В плошку чаю плеснув,
причмокивая тихонько,
закусил холодным вчерашним рисом.
О вьюнок!
Ведь так оно все и было?
Ни жены, ни детей не было у поэта…

Митоми Кюё

У воды
У воды разносится в полдень
Беззвучное эхо.
Скорбно льющихся воспоминаний
Боль без предела.
Замирает, коснувшись слуха,
Отзвук безмолвный.
У воды нет ни жизни, ни смерти,
Ни голоса в песне.
Сам я ненаписанный стих —
Нет меня? Есть я?
Промелькнут вдали человек ли, зверь —
Скроются из виду…
В бесконечном потоке красок,
Запахов, света…

Мураяма Кайта

Развлечения смерти
Я теперь для смерти — товарищ по играм.
Задыхающийся, бледный, простертый на ложе.
От зари до зари под этим прекрасным небом
До потери разума играю, играю со смертью.
Для нее мои легкие — лучшие игрушки.
Отдавать их я не хотел, но, видно, придется.
Залучила их смерть
И возвращать не желает.
Отпустила на миг —
И вот истекаю кровью.
О, коварные, гнусные уловки смерти!
Вновь и вновь все ту же игру затевает.
Вот опять она примеряется к игрушкам —
Эта мерзкая смерть, партнерша моя по играм…

Дзимбо Котаро

Поздняя осень
С того самого дня
он больше не появлялся
заржавели створки дверей
в саду
подсолнухи поникнув увяли
воробьи залетали все реже
водосточные желоба
сотрясались подпевая матросской песне ветра
небо
с каждым днем становилось все глубже и глубже
(в этом доме один человек расстался с жизнью)
на стене
      там висела работа Мадараса[188] рисунок углем
сруб колодца
      на заднем дворе стоит безмолвно
   из него давно никто не набирал воду
дверь
   скрипом гонит рябь по глади воспоминаний
      тускнеет солнце
неожиданно началась метель
      снег стучался в окно за которым
   больше не было видно знакомого силуэта
снег устилал крышу

Татихара Митидзо

К изначальному
Этот скудный рельеф, где прощальным даром небесным
Вулканический пепел порой осыпает деревню…
Словно грустные воспоминанья о прошлом,
Хлопья с шелестом ложатся на кровли, на кроны деревьев.
Озаряя цепь дальних гор, ярко луна сияла.
Опершись на раму окна, я беседовал со знакомым.
По углам комнатушки, словно в глухом ущелье,
Растекались лунные блики, звучали отзвуки смеха.
О, познать неисповедимое сердце!
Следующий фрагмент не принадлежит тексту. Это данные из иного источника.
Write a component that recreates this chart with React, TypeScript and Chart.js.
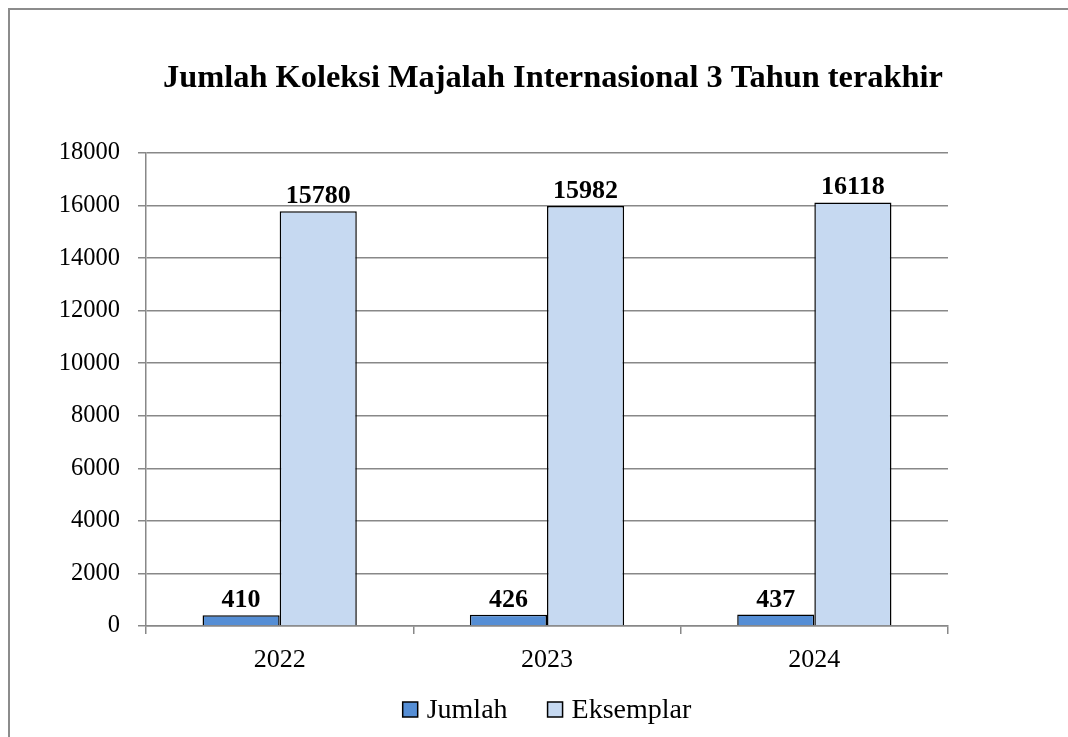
import React, { useEffect, useRef } from "react";
import { Chart, registerables } from "chart.js";

Chart.register(...registerables);

const categories = ["2022", "2023", "2024"];
const jumlahValues = [410, 426, 437];
const eksemplarValues = [15780, 15982, 16118];
const seriesNames = ["Jumlah", "Eksemplar"];
const seriesColors = ["#558ED5", "#C6D9F1"];
const titleText = "Jumlah Koleksi Majalah Internasional 3 Tahun terakhir";

const FONT = "'Liberation Serif', 'Times New Roman', serif";

const valueLabels = {
  id: "valueLabels",
  afterDatasetsDraw(chart: any) {
    const ctx = chart.ctx;
    ctx.save();
    ctx.font = `bold 26px ${FONT}`;
    ctx.fillStyle = "#000";
    ctx.textAlign = "center";
    ctx.textBaseline = "alphabetic";
    chart.data.datasets.forEach((ds: any, i: number) => {
      const meta = chart.getDatasetMeta(i);
      meta.data.forEach((bar: any, j: number) => {
        ctx.fillText(String(ds.data[j]), bar.x, bar.y - 8);
      });
    });
    ctx.restore();
  },
};

const titleAndLegend = {
  id: "titleAndLegend",
  afterDraw(chart: any) {
    const ctx = chart.ctx;
    const area = chart.chartArea;
    ctx.save();
    // title
    ctx.font = `bold 32.4px ${FONT}`;
    ctx.fillStyle = "#000";
    ctx.textAlign = "center";
    ctx.textBaseline = "alphabetic";
    ctx.fillText(titleText, 553, 87);
    // legend
    ctx.font = `28px ${FONT}`;
    const box = 15;
    const gap = 9;
    const itemGap = 40;
    const widths = chart.data.datasets.map((ds: any) => ctx.measureText(ds.label).width);
    const total =
      widths.reduce((a: number, w: number) => a + box + gap + w, 0) + itemGap * (widths.length - 1);
    let x = (area.left + area.right) / 2 - total / 2;
    const cy = 709.5;
    ctx.textAlign = "left";
    ctx.textBaseline = "middle";
    chart.data.datasets.forEach((ds: any, i: number) => {
      ctx.fillStyle = ds.backgroundColor;
      ctx.fillRect(x, cy - box / 2, box, box);
      ctx.strokeStyle = "#000";
      ctx.lineWidth = 1.5;
      ctx.strokeRect(x, cy - box / 2, box, box);
      ctx.fillStyle = "#000";
      ctx.fillText(ds.label, x + box + gap, cy + 1);
      x += box + gap + widths[i] + itemGap;
    });
    ctx.restore();
  },
};

export default function App() {
  const ref = useRef<HTMLCanvasElement>(null);
  useEffect(() => {
    if (!ref.current) return;
    const chart = new Chart(ref.current, {
      type: "bar",
      data: {
        labels: categories,
        datasets: [
          {
            label: seriesNames[0],
            data: jumlahValues,
            backgroundColor: seriesColors[0],
            borderColor: "#000",
            borderWidth: 1.5,
            categoryPercentage: 0.577,
            barPercentage: 1,
          },
          {
            label: seriesNames[1],
            data: eksemplarValues,
            backgroundColor: seriesColors[1],
            borderColor: "#000",
            borderWidth: 1.5,
            categoryPercentage: 0.577,
            barPercentage: 1,
          },
        ],
      },
      options: {
        animation: false,
        responsive: false,
        maintainAspectRatio: false,
        layout: { padding: { left: 0, right: 120, top: 153, bottom: 49 } },
        plugins: {
          title: { display: false },
          legend: { display: false },
          tooltip: { enabled: false },
        },
        scales: {
          x: {
            grid: {
              display: true,
              drawOnChartArea: false,
              drawTicks: true,
              tickLength: 8,
              color: "#888",
              lineWidth: 1.5,
              offset: true,
            },
            border: { color: "#888", width: 1.5 },
            ticks: {
              color: "#000",
              font: { family: FONT, size: 26 },
              padding: 11,
            },
            afterFit: (s: any) => {
              s.height = 62;
            },
          },
          y: {
            min: 0,
            max: 18000,
            ticks: {
              stepSize: 2000,
              color: "#000",
              font: { family: FONT, size: 24.5 },
              padding: 18,
              callback: (v: any) => String(v),
            },
            grid: { color: "#888", lineWidth: 1.5, tickLength: 8 },
            border: { color: "#888", width: 1.5 },
            afterFit: (s: any) => {
              s.width = 146;
            },
          },
        },
      },
      plugins: [valueLabels, titleAndLegend],
    });
    return () => chart.destroy();
  }, []);
  return (
    <div
      style={{
        position: "fixed",
        left: 0,
        top: 0,
        width: 1068,
        height: 737,
        overflow: "hidden",
        background: "#fff",
      }}
    >
      <div
        style={{
          position: "absolute",
          left: 8,
          top: 8,
          width: 1200,
          height: 900,
          border: "2px solid #8c8c8c",
        }}
      />
      <canvas
        ref={ref}
        width={1068}
        height={737}
        style={{ position: "absolute", left: 0, top: 0 }}
      />
    </div>
  );
}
Постигнуть душу!
Собеседник вдруг потянулся поймать муравьишку —
Этот жест показался мне таким забавным…
Но с каких же пор курится дым над вершиной?
И за сколько вечеров соткали люди преданье,
Сказ об огненной горе, что Элизабет довелось услышать?..
К ветру
Тусклый свет вечерней зари сменяется мраком.
В глубине его вершится рожденье жизни.
Никому не дано пресечь извечное круговращенье.